▸ Stated task
Go through the lines below and copy each one that holds the string "with".

□ □ □ □ □ □ □

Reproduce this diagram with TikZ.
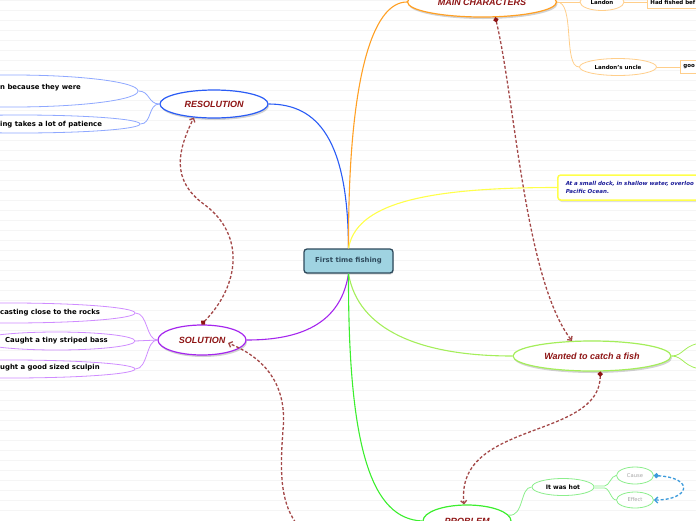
\documentclass[tikz,border=0pt]{standalone}
\usepackage{fontspec}
\setmainfont{DejaVu Sans}[ItalicFont={DejaVu Sans Oblique}, BoldItalicFont={DejaVu Sans Bold Oblique}]
\newfontfamily\headfont{Liberation Sans}
\usepackage{tikz}
\usetikzlibrary{shapes.geometric, arrows.meta, shadows}
\definecolor{hubfill}{HTML}{9FD3E1}
\definecolor{hubedge}{HTML}{2E4A5C}
\definecolor{topicred}{HTML}{8E1414}
\definecolor{relred}{HTML}{A34848}
\definecolor{resblue}{HTML}{2A5CF5}
\definecolor{reslight}{HTML}{8FA8FF}
\definecolor{charorange}{HTML}{FFA024}
\definecolor{charlight}{HTML}{FFCE8A}
\definecolor{dockyellow}{HTML}{FFFF4A}
\definecolor{docktext}{HTML}{1C1C99}
\definecolor{wantgreen}{HTML}{A4EE5A}
\definecolor{solpurple}{HTML}{A526EE}
\definecolor{sollight}{HTML}{CF8CFF}
\definecolor{probgreen}{HTML}{3CEE2E}
\definecolor{problight}{HTML}{8CEE8C}
\definecolor{relblue}{HTML}{3D9BDB}
\tikzset{
  ruleline/.style={draw=black!4, line width=0.8},
  hubbox/.style={rectangle, rounded corners=3, draw=hubedge, fill=hubfill, line width=1.3, minimum width=89, minimum height=24, text=hubedge, font=\bfseries\fontsize{6.9}{8}\selectfont, drop shadow={shadow xshift=0.5pt, shadow yshift=-1.5pt, opacity=0.3}},
  topic/.style={ellipse, draw=#1, fill=white, line width=1.2, inner sep=0pt, text=topicred, font=\headfont\bfseries\itshape\fontsize{9}{11}\selectfont, drop shadow={shadow xshift=1pt, shadow yshift=-2pt, opacity=0.35}},
  dockbox/.style={rectangle, rounded corners=3, draw=dockyellow, fill=white, line width=1.5, anchor=west, minimum height=25, text width=160, align=left, inner xsep=8, text=docktext, font=\bfseries\itshape\fontsize{5.5}{8}\selectfont, drop shadow={shadow xshift=1pt, shadow yshift=-2pt, opacity=0.25}},
  leaf/.style={ellipse, draw=#1, fill=white, line width=0.8, inner sep=0pt, font=\bfseries\fontsize{6.9}{8}\selectfont},
  leafbox/.style={rectangle, draw=#1, fill=white, line width=0.8, inner sep=3pt, anchor=west, align=left, minimum height=13, font=\bfseries\fontsize{5.5}{7}\selectfont},
  cuttext/.style={anchor=west, inner sep=0pt, font=\bfseries\fontsize{6.9}{8}\selectfont},
  branch/.style={draw=#1, line width=1.1},
  twig/.style={draw=#1, line width=0.8},
  relation/.style={draw=relred, line width=1.3, dash pattern=on 3pt off 2pt, {Circle[length=5pt, fill=topicred, color=topicred]}-{Straight Barb[length=3pt, width=6pt]}},
  bluerelation/.style={relation, draw=relblue, {Circle[length=5pt, fill=relblue, color=relblue]}-{Straight Barb[length=3pt, width=6pt]}},
}
\begin{document}
\begin{tikzpicture}[x=1pt, y=-1pt]
\useasboundingbox (0,0) rectangle (696,520);
\clip (0,0) rectangle (696,520);
% lined paper
\foreach \ry in {0.7,10.7,...,520} \draw[ruleline] (0,\ry) -- (696,\ry);

% central topic and main topics
\node[hubbox] (hub) at (348.5,261) {First time fishing};
\node[topic=resblue, minimum width=108, minimum height=28] (resolution) at (214,104) {RESOLUTION};
\node[topic=charorange, minimum width=149, minimum height=30] (mainchar) at (482,2) {MAIN CHARACTERS};
\node[dockbox] (dock) at (557,187.5) {At a small dock, in shallow water, overloo\\Pacific Ocean.};
\node[topic=wantgreen, minimum width=158, minimum height=30] (wanted) at (592,356) {Wanted to catch a fish};
\node[topic=solpurple, minimum width=88, minimum height=30] (solution) at (202,340) {SOLUTION};
\node[topic=probgreen, minimum width=88, minimum height=32] (problem) at (467,521) {PROBLEM};

% resolution leaves
\node[leaf=reslight, minimum width=250, minimum height=32] (res1) at (13,91) {};
\node[cuttext] (res1txt) at (0,88) {n because they were};
\node[leaf=reslight, minimum width=240, minimum height=18] (res2) at (20,124) {};
\node[cuttext] (res2txt) at (0,125) {ing takes a lot of patience};

% solution leaves
\node[leaf=sollight, minimum width=250, minimum height=20] (sol1) at (10,313) {};
\node[cuttext] (sol1txt) at (0,313) {casting close to the rocks};
\node[leaf=sollight, minimum width=157, minimum height=18] (sol2) at (56.5,341) {Caught a tiny striped bass};
\node[leaf=sollight, minimum width=250, minimum height=18] (sol3) at (10,369) {};
\node[cuttext] (sol3txt) at (0,368) {ught a good sized sculpin};

% characters
\node[leaf=charlight, minimum width=44, minimum height=17, font=\bfseries\fontsize{5.5}{7}\selectfont] (landon) at (602,2) {Landon};
\node[leafbox=charlight, text width=70] (hadfished) at (647,2) {Had fished bef};
\node[leaf=charlight, minimum width=77, minimum height=17, font=\bfseries\fontsize{5.5}{7}\selectfont] (uncle) at (618,67) {Landon's uncle};
\node[leafbox=charlight, text width=30] (goo) at (680,67) {goo};

% problem leaves
\node[leaf=problight, minimum width=62, minimum height=17, font=\bfseries\fontsize{6.1}{7}\selectfont] (hot) at (563,487) {It was hot};
\node[leaf=problight, minimum width=37, minimum height=17, text=black!35, font=\fontsize{5.2}{6}\selectfont] (cause) at (635,475.5) {Cause};
\node[leaf=problight, minimum width=37, minimum height=16, text=black!35, font=\fontsize{5.2}{6}\selectfont] (effect) at (635,500) {Effect};

\coordinate (wantup) at (705,343);
\coordinate (wantdown) at (705,369);
\coordinate (probtail) at (298,526);

% branches
\draw[branch=resblue] (hub.north) .. controls (348,140) and (318,104) .. (resolution.east);
\draw[branch=charorange] (hub.north) .. controls (348,80) and (372,2) .. (mainchar.west);
\draw[branch=dockyellow] (hub.north) .. controls (356,205) and (420,187.5) .. (dock.west);
\draw[branch=wantgreen] (hub.south) .. controls (358,330) and (420,356) .. (wanted.west);
\draw[branch=solpurple] (hub.south) .. controls (340,330) and (290,340) .. (solution.east);
\draw[branch=probgreen] (hub.south) .. controls (348,450) and (372,519) .. (problem.west);

\draw[twig=reslight] (resolution.west) .. controls (148,104) and (150,91) .. (res1.east);
\draw[twig=reslight] (resolution.west) .. controls (148,104) and (152,124) .. (res2.east);
\draw[twig=sollight] (solution.west) .. controls (146,340) and (148,313) .. (sol1.east);
\draw[twig=sollight] (solution.west) -- (sol2.east);
\draw[twig=sollight] (solution.west) .. controls (146,340) and (148,369) .. (sol3.east);
\draw[twig=charlight] (mainchar.east) -- (landon.west);
\draw[twig=charlight] (mainchar.east) .. controls (575,2) and (563,67) .. (uncle.west);
\draw[twig=charlight] (landon.east) -- (hadfished.west);
\draw[twig=charlight] (uncle.east) -- (goo.west);
\draw[twig=wantgreen] (wanted.east) .. controls (684,356) and (684,343) .. (wantup);
\draw[twig=wantgreen] (wanted.east) .. controls (684,356) and (684,369) .. (wantdown);
\draw[twig=problight] (problem.8) .. controls (524,517) and (520,487) .. (hot.west);
\draw[twig=problight] ([yshift=1pt]hot.east) -- ++(10,0) .. controls +(5,0) and +(-5,0) .. (cause.west);
\draw[twig=problight] ([yshift=-1pt]hot.east) -- ++(10,0) .. controls +(5,0) and +(-5,0) .. (effect.west);

% relationships
\draw[relation] (mainchar.-49) .. controls (515,100) and (525,280) .. (wanted.143);
\draw[relation] (wanted.-62) .. controls (600,440) and (455,420) .. (problem.100);
\draw[relation] (solution.92) .. controls (240,285) and (245,235) .. (205,205) .. controls (170,180) and (178,150) .. (resolution.-146);
\draw[relation] (probtail) .. controls (280,500) and (280,470) .. (283,430) .. controls (287,390) and (270,360) .. ([xshift=26pt,yshift=-3pt]solution.center);
\draw[bluerelation] (cause.east) .. controls (695,478) and (690,500) .. (effect.east);
\end{tikzpicture}
\end{document}
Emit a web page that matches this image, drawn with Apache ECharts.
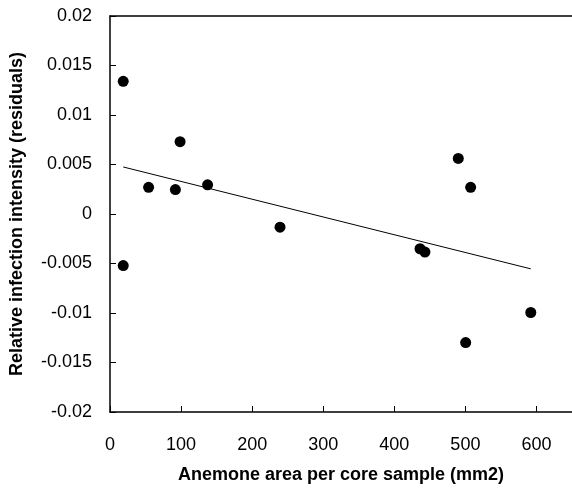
<!DOCTYPE html>
<html>
<head>
<meta charset="utf-8">
<script src="https://cdn.jsdelivr.net/npm/echarts@6/dist/echarts.min.js"></script>
<style>
  html, body { margin: 0; padding: 0; background: #fff; }
  #chart { width: 572px; height: 489px; }
</style>
</head>
<body>
<div id="chart"></div>
<script>
// anemone area (mm2) and residual infection intensity
const areaX = [18.6, 54.3, 92, 98.6, 137.3, 490, 507.4, 18.6, 239.2, 436.2, 443.1, 500.4, 592];
const residualY = [0.0134, 0.0027, 0.00247, 0.00731, 0.00295, 0.00561, 0.0027, -0.00521, -0.00133, -0.00351, -0.00384, -0.01299, -0.00995];
// fitted trend line end points
const trendX = [18.6, 592];
const trendY = [0.00475, -0.00554];

const FONT = "Liberation Sans, Arial, Helvetica, sans-serif";

const chart = echarts.init(document.getElementById("chart"));

const option = {
  animation: false,
  grid: {
    left: 110,
    top: 16,
    width: 465.8,
    height: 398.5,
    containLabel: false
  },
  xAxis: [
    {
      type: "value",
      min: 0,
      max: 650,
      interval: 100,
      name: "Anemone area per core sample (mm2)",
      nameLocation: "middle",
      nameGap: 54,
      nameTextStyle: { fontFamily: FONT, fontSize: 18, fontWeight: "bold", color: "#000" },
      axisLine: { show: true, onZero: false, lineStyle: { color: "#000", width: 1.5 } },
      axisTick: { show: true, inside: true, length: 6, lineStyle: { color: "#000" } },
      axisLabel: {
        fontFamily: FONT, fontSize: 18, color: "#000", margin: 24,
        showMaxLabel: false
      },
      splitLine: { show: false }
    },
    {
      // top frame line only
      type: "value",
      position: "top",
      min: 0,
      max: 650,
      axisLine: { show: true, onZero: false, lineStyle: { color: "#000", width: 1.5 } },
      axisTick: { show: false },
      axisLabel: { show: false },
      splitLine: { show: false }
    }
  ],
  yAxis: {
    type: "value",
    min: -0.02,
    max: 0.02,
    interval: 0.005,
    name: "Relative infection intensity (residuals)",
    nameLocation: "middle",
    nameGap: 84,
    nameTextStyle: { fontFamily: FONT, fontSize: 18, fontWeight: "bold", color: "#000" },
    axisLine: { show: true, onZero: false, lineStyle: { color: "#000", width: 1.5 } },
    axisTick: { show: true, inside: true, length: 6, lineStyle: { color: "#000" } },
    axisLabel: {
      fontFamily: FONT, fontSize: 18, color: "#000", margin: 18,
      formatter: (v) => String(+v.toFixed(3))
    },
    splitLine: { show: false }
  },
  series: [
    {
      type: "scatter",
      data: areaX.map((x, i) => [x, residualY[i]]),
      symbol: "circle",
      symbolSize: 11,
      itemStyle: { color: "#000", opacity: 1 },
      z: 3
    },
    {
      type: "line",
      data: trendX.map((x, i) => [x, trendY[i]]),
      showSymbol: false,
      lineStyle: { color: "#000", width: 1 },
      z: 2
    }
  ]
};

chart.setOption(option);
</script>
</body>
</html>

□ □ □ □ □ □ □

▸ The answer
Reproduce this diagram with TikZ.
Emit a web page that matches this image, drawn with Apache ECharts.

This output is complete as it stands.